The war is the most important issue in the election, although it does not seem that many people, maybe not even George McGovern, any longer see it that way. What a band of Arab terrorists did in Munich the United States is doing daily with our bombing of North Vietnam. We are not halting Hanoi's efforts in the South—the latest Pentagon intelligence reports say as much. We are holding a nation hostage, not merely threatening to blow it up if it refuses our demands, but doing so, bit by bit. The whole process, at the present rate, may take about two years. There is talk, however, of accelerating the destruction after Election Day (if Nixon wins or if he loses?); and there is always that famous "afternoon" in which we could reduce North Vietnam to rubble.
Much of the world choked in midbreath, stunned, at Munich, yet has grown used to Vietnam. The old truth about the Big Lie—if you make it big enough you can get away with it—appears to have its parallel in the Big Terrorism.
Stewart Alsop recently devoted a column to the "dirty business" at the Watergate, the issue which the Democrats persist in considering as the Administration's Achilles' heel. It js Alsop's opinion that "what happened at the Watergate was not just another Washington mess. It was just about the scariest and nastiest thing that has happened in Washington since Joe McCarthy was in his heyday." But Alsop also recognizes the resounding lack of public concern, and he is worried. Is the public really so cynical about politicians as to accept bugging and burglary as just part of the game? "If that is so," he concludes, "the democratic political process in this country is in deadly danger."
It is hard to read such a statement without wondering just where Alsop has been for the past years.

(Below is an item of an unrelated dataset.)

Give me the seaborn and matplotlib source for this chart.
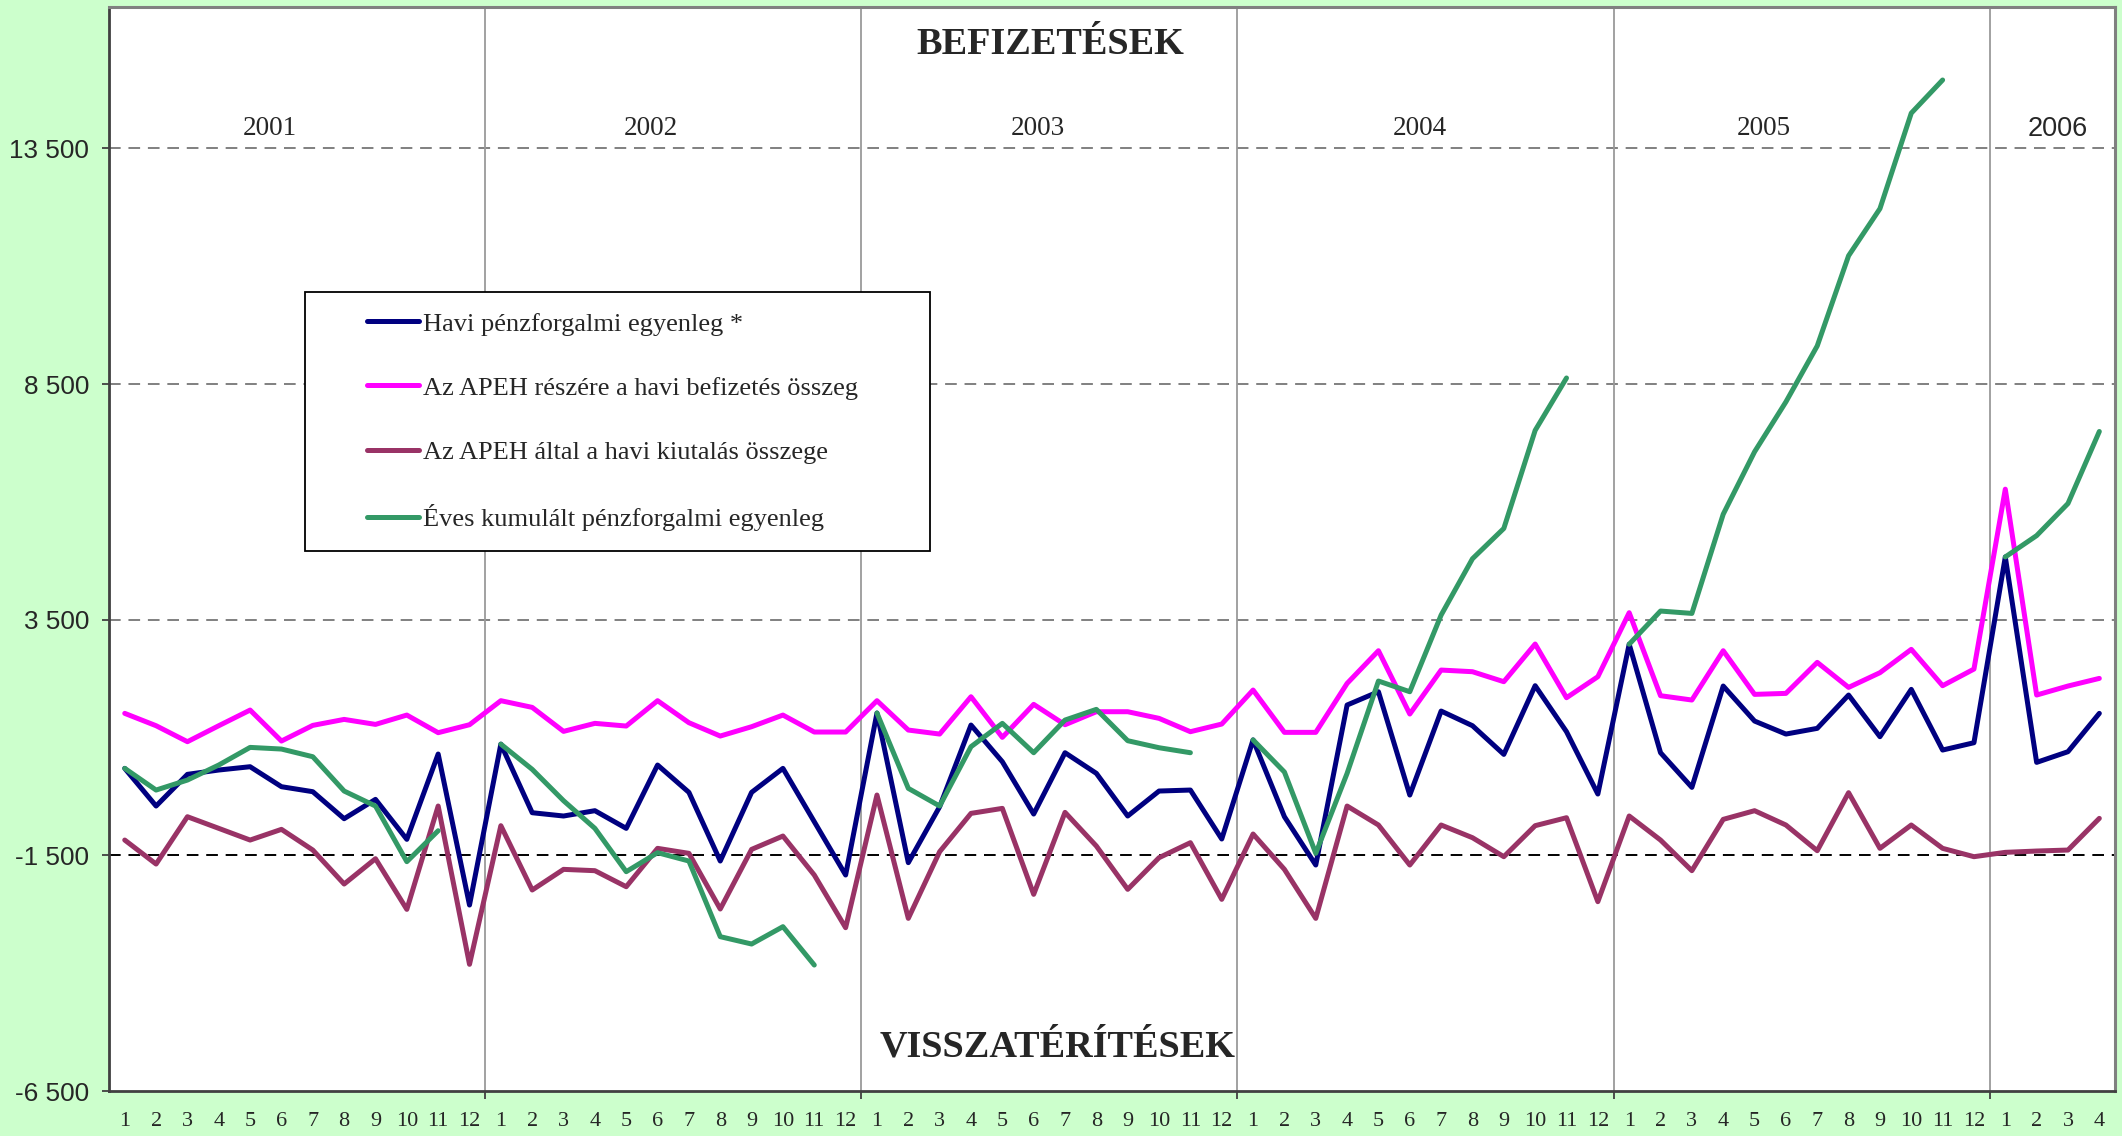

Why should the public be upset by the Watergate caper when it is by and large uninterested in the fact that one general, or maybe several, or maybe the next Chief of the Joint Chiefs of Staff, repeatedly bombed another country without authorization, and falsified their reports? (Just the other day, Air Force General John D. Ryan informed a Senate investigating committee that he "couldn't guarantee" it "wouldn't happen again," probably a realistic assessment in the light of current events, but still a remarkable declaration for a military commander.) If the bombing of dikes and the use of weather control over Laos remain cloaked in uncertainty, the Pentagon Papers reveal that both were calmly contemplated as possible war measures by policy makers; should the public which shrugged off that get excited about bugging and burglary? The public has learned to live through outrage after outrage—covert actions, atrocities and cover-ups. Indeed it has been tutored in its unnatural calm by men like Alsop, who long caricatured the opposition to the war, called resisters cowards, and never failed to express their own doubts in terms that were "realistic" and "unsentimental."

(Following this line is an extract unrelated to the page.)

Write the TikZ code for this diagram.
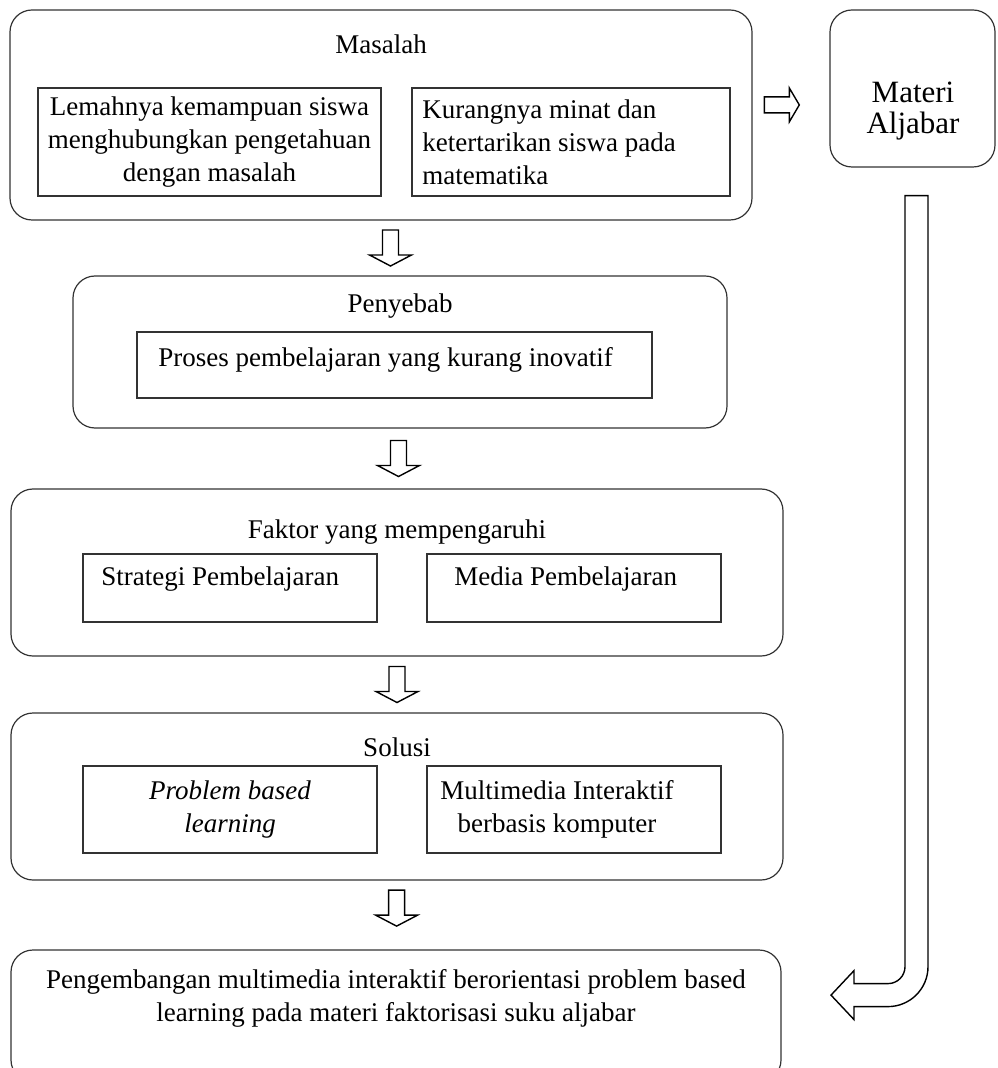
\documentclass[tikz,border=0pt]{standalone}
\usepackage{fontspec}
\setmainfont{Liberation Serif}
\usetikzlibrary{fit,calc}

\tikzset{
  outerbox/.style={draw=black!80, line width=0.6pt, rounded corners=11pt, inner sep=0pt},
  innerbox/.style={draw=black!80, line width=0.6pt, inner sep=0pt},
  txt/.style={inner sep=0pt, font=\fontsize{13.5pt}{16.5pt}\selectfont},
  hollow/.style={draw=black, line width=0.7pt, fill=white},
}

\begin{document}
\begin{tikzpicture}[x=0.5pt, y=-0.5pt]
  \useasboundingbox (0,0) rectangle (997,1068);

  % Masalah
  \node[outerbox, fit={(10,10) (752,220)}] (masalah) {};
  \node[txt] (tmasalah) at (381,44) {Masalah};
  \node[innerbox, fit={(38,88) (381,196)}] (lemah) {};
  \node[innerbox, fit={(412,88) (730,196)}] (minat) {};
  \node[txt, align=center] (tlemah) at (lemah.center) {Lemahnya kemampuan siswa\\menghubungkan pengetahuan\\dengan masalah};
  \node[txt, align=left, anchor=west] (tminat) at (422,142) {Kurangnya minat dan\\ketertarikan siswa pada\\matematika};

  % Materi
  \node[outerbox, fit={(830,10) (995,167)}] (materi) {};
  \node[txt, font=\fontsize{15.5pt}{15.5pt}\selectfont, align=center] (tmateri) at (913,111) {Materi\\Aljabar};

  % Penyebab
  \node[outerbox, fit={(73,276) (727,428)}] (penyebab) {};
  \node[txt] (tpenyebab) at (400,306) {Penyebab};
  \node[innerbox, fit={(137,332) (652,398)}] (proses) {};
  \node[txt, anchor=west] (tproses) at (158,360) {Proses pembelajaran yang kurang inovatif};

  % Faktor
  \node[outerbox, fit={(11,489) (783,656)}] (faktor) {};
  \node[txt] (tfaktor) at (397,532) {Faktor yang mempengaruhi};
  \node[innerbox, fit={(83,554) (377,622)}] (strategi) {};
  \node[innerbox, fit={(427,554) (721,622)}] (media) {};
  \node[txt, anchor=west] (tstrategi) at (101,579) {Strategi Pembelajaran};
  \node[txt, anchor=west] (tmedia) at (454,579) {Media Pembelajaran};

  % Solusi
  \node[outerbox, fit={(11,713) (783,880)}] (solusi) {};
  \node[txt] (tsolusi) at (397,747) {Solusi};
  \node[innerbox, fit={(83,766) (377,853)}] (pbl) {};
  \node[innerbox, fit={(427,766) (721,853)}] (mmi) {};
  \node[txt, font=\fontsize{13.5pt}{16.5pt}\selectfont\itshape, align=center] (tpbl) at (230,809) {Problem based\\learning};
  \node[txt, align=center] (tmmi) at (557,809) {Multimedia Interaktif\\berbasis komputer};

  % Pengembangan
  \node[outerbox, fit={(11,950) (781,1082)}] (hasil) {};
  \node[txt, align=center] (thasil) at (396,998) {Pengembangan multimedia interaktif berorientasi problem based\\learning pada materi faktorisasi suku aljabar};

  % arrows
  \coordinate (d1) at ($(masalah.south)!0.5!(penyebab.north)$);
  \coordinate (d2) at ($(penyebab.south)!0.5!(faktor.north)$);
  \coordinate (d3) at ($(faktor.south)!0.5!(solusi.north)$);
  \coordinate (d4) at ($(solusi.south)!0.4!(hasil.north)$);
  \coordinate (r1) at ($(masalah.east)!0.38!(materi.west)$);

  \draw[hollow] ($(d1)+(-8,-18)$) -- ++(16,0) -- ++(0,25) -- ++(13,0) -- ++(-21,11) -- ++(-21,-11) -- ++(13,0) -- cycle;
  \draw[hollow] ($(d2)+(-8,-18)$) -- ++(16,0) -- ++(0,25) -- ++(13,0) -- ++(-21,11) -- ++(-21,-11) -- ++(13,0) -- cycle;
  \draw[hollow] ($(d3)+(-8,-18)$) -- ++(16,0) -- ++(0,25) -- ++(13,0) -- ++(-21,11) -- ++(-21,-11) -- ++(13,0) -- cycle;
  \draw[hollow] ($(d4)+(-8,-18)$) -- ++(16,0) -- ++(0,25) -- ++(13,0) -- ++(-21,11) -- ++(-21,-11) -- ++(13,0) -- cycle;
  \draw[hollow] ($(r1)+(-17.5,-8)$) -- ++(25,0) -- ++(0,-9) -- ++(10,17) -- ++(-10,17) -- ++(0,-9) -- ++(-25,0) -- cycle;

  % bent arrow from Materi to the last box
  \draw[hollow] ($(materi.south)+(-7.5,28)$) -- ++(0,771)
    .. controls +(0,9.4) and +(9.4,0) .. ++(-17,17) -- ++(-34,0) -- ++(0,-13)
    -- ++(-23,24.5) -- ++(23,24.5) -- ++(0,-13) -- ++(34,0)
    .. controls +(22.1,0) and +(0,22.1) .. ++(40,-40) -- ++(0,-771) -- cycle;
\end{tikzpicture}
\end{document}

In an article in Social Policy, S. M. Miller and Ronnie Steinberg Ratner write that just as the 1950s were the Era of American Celebration, we may now have moved into the Era of American Resignation. That resignation, which Mr. Alsop feels is so dangerous in the Watergate affair, is the same resignation which so many Americans feel about a war they can no longer justify but "well, what are you going to do? . . ." It is the same resignation which leads to the conclusion that "everything has been tried" and there is really very little we can do, as a nation, about inequality, poverty, urban blight and racial injustice.
Whether this will be the Era of American Resignation is one of the great intangible issues in the election campaign. For if that is the route we choose to go, it will indeed be because we chose. Resignation is being offered as a policy by a range of intellectuals and political advisors; it is precisely, they believe, the tonic the nation needs. I can hardly add behind which candidate these views have crystallized.
America, say the voices of Resignation, is at the end of its tether. It is a good society as far as it goes, but it no longer has the wherewithal—the money,the imagination, the social sense and flexibility—to redeem its promises in the foreseeable future. It may be able to apply a salve here or there, but truly decent housing, health care, and schooling are unlikely, indeed unrealistic goals; while almost certainly unachievable are the narrowing of the gap between races and any significant alteration of the national distribution of wealth and power.
The best thing for America, then, would be to lower our aspirations to fit our limited capacities. Lowering our aspirations, of course, must be done within the confines of the present social patterns. It does not mean, for instance, any tampering with the terrific dynamic of aspiration built into the economy, entertainment and advertising. It does not mean lowering the aspirations of the middleand upper-classes. It means learning to live with the destiny of the losers, like learning to live with Vietnam or with Watergate. That, in turn, implies a constellation of public policies and attitudes which will be examined in a further column.